Chi guarderà già mai sanza paura
Questo sonetto (Rime LXXXIX) si trova fra altre rime di D. in un considerevole numero di manoscritti, il più antico e autorevole dei quali è il Chigiano L VIII 305, e fu stampato nella Giuntina del 1527, al quinto posto delle rime comprese nel libro II della sezione dantesca, fonte di edizioni posteriori. Nell'edizione del 1921 il Barbi lo collocò nel libro V (" Altre rime d'amore e di corrispondenza "), subito dopo le due ballate I' mi son pargoletta e Perché ti vedi, e prima di Amor, che movi.
Evidente in tale collocazione l'intento del Barbi di considerare il sonetto in gruppo con le due ballate che lo precedono, composte per una pargoletta. Infatti, in Chi guarderà non solo ricorre al v. 2 la bella pargoletta, come al v. 1 di I 'mi son pargoletta bella e nova, ma si riprende il motivo del pericolo di morte che si corre guardando negli occhi della giovinetta, accennato nella ballata (cfr. vv. 20-21). Il poeta si sente così mal ridotto per la ferita procuratagli dagli sguardi della pargoletta, che ormai avverte vicina la morte crudele, e si commisera per la forte ventura che gli è capitata, di essere stato destinato a dare esempio agli altri uomini perché non mettano a rischio la vita guardando la pargoletta. Appunto perciò gli è avvenuto di attrarre a sé vertù di stella.
Comunemente accettata l'appartenenza di Chi guarderà al gruppo delle rime per la pargoletta, il dissenso fra i critici verte sull'estensione del gruppo (limitato alle due ballate e al sonetto, o esteso alle due canzoni Amor, che movi e Io sento sì d'Amor, o più largamente anche alle " Rime per la Donna pietra ", o addirittura anche alle rime per la donna gentile da intendere come donna reale o, allegoricamente, per la Filosofia).

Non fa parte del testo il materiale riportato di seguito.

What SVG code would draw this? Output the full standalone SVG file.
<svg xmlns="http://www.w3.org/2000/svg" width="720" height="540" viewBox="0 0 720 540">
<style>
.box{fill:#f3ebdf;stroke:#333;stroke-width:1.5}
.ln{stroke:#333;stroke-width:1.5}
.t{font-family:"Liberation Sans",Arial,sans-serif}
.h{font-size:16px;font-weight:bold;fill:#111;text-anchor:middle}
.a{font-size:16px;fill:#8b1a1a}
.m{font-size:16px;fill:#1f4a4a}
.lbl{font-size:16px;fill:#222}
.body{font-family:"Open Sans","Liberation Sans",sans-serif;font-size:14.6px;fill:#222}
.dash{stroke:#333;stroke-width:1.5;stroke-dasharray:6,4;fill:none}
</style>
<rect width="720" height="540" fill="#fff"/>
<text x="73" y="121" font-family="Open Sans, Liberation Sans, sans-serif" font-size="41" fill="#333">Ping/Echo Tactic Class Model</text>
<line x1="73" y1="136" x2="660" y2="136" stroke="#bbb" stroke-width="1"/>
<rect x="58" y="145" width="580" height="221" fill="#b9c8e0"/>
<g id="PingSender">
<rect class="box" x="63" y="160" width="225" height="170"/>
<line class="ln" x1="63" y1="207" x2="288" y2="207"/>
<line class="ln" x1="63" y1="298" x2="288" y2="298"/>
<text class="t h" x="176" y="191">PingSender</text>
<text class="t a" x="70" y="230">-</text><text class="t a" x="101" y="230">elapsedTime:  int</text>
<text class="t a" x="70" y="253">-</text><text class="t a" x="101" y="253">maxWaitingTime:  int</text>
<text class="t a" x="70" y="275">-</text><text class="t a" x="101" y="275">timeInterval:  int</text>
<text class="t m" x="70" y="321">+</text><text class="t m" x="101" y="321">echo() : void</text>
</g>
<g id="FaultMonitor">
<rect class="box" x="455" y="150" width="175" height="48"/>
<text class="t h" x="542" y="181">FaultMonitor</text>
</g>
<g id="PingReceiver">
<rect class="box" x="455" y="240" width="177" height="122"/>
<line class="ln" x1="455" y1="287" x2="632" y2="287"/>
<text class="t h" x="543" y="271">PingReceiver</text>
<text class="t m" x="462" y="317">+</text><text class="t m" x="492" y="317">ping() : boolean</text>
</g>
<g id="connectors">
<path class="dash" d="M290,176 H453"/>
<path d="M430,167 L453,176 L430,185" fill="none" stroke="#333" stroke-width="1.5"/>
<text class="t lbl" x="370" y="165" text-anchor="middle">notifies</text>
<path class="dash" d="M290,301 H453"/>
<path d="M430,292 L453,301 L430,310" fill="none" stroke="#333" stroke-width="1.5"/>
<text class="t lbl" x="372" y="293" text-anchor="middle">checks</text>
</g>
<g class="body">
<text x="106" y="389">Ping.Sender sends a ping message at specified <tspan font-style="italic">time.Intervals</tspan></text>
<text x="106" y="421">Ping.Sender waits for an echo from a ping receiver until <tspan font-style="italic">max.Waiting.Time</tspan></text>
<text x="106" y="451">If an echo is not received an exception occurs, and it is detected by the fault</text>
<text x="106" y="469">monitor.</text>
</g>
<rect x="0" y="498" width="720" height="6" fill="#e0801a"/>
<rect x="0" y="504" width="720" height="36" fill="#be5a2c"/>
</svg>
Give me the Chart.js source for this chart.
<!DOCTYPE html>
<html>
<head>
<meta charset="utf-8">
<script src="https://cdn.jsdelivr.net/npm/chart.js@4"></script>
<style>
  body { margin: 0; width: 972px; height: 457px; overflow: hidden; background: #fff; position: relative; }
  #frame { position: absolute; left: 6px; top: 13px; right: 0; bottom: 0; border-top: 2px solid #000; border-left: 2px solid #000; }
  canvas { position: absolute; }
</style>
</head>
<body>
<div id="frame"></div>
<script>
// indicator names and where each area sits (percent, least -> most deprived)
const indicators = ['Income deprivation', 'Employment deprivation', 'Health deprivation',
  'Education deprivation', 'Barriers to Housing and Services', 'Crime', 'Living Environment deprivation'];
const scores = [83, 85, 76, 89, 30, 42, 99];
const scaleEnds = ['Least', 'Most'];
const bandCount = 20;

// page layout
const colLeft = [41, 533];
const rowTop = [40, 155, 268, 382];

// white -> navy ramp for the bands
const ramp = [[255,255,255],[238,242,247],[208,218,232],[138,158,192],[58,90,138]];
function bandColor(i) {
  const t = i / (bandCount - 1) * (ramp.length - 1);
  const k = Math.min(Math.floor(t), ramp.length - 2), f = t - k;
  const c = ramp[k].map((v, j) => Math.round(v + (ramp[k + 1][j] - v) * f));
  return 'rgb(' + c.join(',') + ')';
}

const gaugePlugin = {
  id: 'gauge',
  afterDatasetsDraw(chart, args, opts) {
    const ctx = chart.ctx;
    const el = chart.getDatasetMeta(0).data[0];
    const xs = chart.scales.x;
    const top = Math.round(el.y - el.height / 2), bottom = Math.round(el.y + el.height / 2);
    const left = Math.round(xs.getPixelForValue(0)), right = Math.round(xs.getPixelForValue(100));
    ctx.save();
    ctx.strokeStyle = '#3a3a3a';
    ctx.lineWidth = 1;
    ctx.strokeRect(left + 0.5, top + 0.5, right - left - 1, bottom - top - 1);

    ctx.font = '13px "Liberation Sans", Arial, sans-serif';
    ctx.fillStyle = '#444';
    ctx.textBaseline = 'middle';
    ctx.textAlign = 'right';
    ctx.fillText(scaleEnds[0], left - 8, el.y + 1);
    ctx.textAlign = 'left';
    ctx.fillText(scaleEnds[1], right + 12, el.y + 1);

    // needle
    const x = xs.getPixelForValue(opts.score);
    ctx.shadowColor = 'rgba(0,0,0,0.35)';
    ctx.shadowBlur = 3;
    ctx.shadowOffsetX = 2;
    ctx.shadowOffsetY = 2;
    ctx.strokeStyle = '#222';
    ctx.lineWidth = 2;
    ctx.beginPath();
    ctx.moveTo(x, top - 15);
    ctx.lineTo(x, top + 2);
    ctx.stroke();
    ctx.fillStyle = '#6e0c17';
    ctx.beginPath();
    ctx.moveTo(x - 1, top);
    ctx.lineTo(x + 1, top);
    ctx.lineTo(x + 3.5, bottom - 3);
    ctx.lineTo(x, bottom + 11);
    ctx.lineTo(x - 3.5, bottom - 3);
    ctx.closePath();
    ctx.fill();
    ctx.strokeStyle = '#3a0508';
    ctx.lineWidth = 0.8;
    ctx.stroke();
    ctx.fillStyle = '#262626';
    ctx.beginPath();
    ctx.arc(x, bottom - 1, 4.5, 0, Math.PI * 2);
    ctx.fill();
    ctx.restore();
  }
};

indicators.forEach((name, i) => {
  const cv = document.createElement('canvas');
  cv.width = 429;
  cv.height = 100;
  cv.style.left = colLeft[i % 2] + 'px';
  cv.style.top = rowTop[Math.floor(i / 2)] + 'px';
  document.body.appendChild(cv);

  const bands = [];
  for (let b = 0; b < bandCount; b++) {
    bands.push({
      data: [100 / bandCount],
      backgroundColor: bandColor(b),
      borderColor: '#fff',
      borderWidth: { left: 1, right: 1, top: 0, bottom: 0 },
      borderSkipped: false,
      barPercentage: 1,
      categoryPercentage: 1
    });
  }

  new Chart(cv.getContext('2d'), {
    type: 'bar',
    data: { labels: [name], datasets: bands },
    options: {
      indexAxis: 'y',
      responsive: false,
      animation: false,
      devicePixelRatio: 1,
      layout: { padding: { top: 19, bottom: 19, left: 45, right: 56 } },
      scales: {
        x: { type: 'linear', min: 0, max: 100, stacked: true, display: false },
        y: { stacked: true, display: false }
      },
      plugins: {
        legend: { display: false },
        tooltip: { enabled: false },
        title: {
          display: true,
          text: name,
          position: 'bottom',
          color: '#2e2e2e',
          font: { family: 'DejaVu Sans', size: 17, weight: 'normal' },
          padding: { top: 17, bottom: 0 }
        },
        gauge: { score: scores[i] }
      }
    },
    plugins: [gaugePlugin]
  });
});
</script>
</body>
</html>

C'è stata anche la proposta per un'interpretazione allegorica limitata alla Retorica (cfr. I' mi son pargoletta).
Bibl. - G. Federzoni, Una ballata di D. in lode della Retorica, Bologna 1905; Contini, Rime 120; D.A., Rime, a c. di D. Mattalia, Torino 1943, 122; Zingarelli, Dante 365; D.A., Oeuvres complètes, a c. di A. Pézard, Parigi 1965, 173; D.A., Rime, a c. di M. Apollonio, Milano 1965, 171; Dante's Lyric Poetry, a c. di K. Foster e P. Boyde, Oxford 1967, II 189.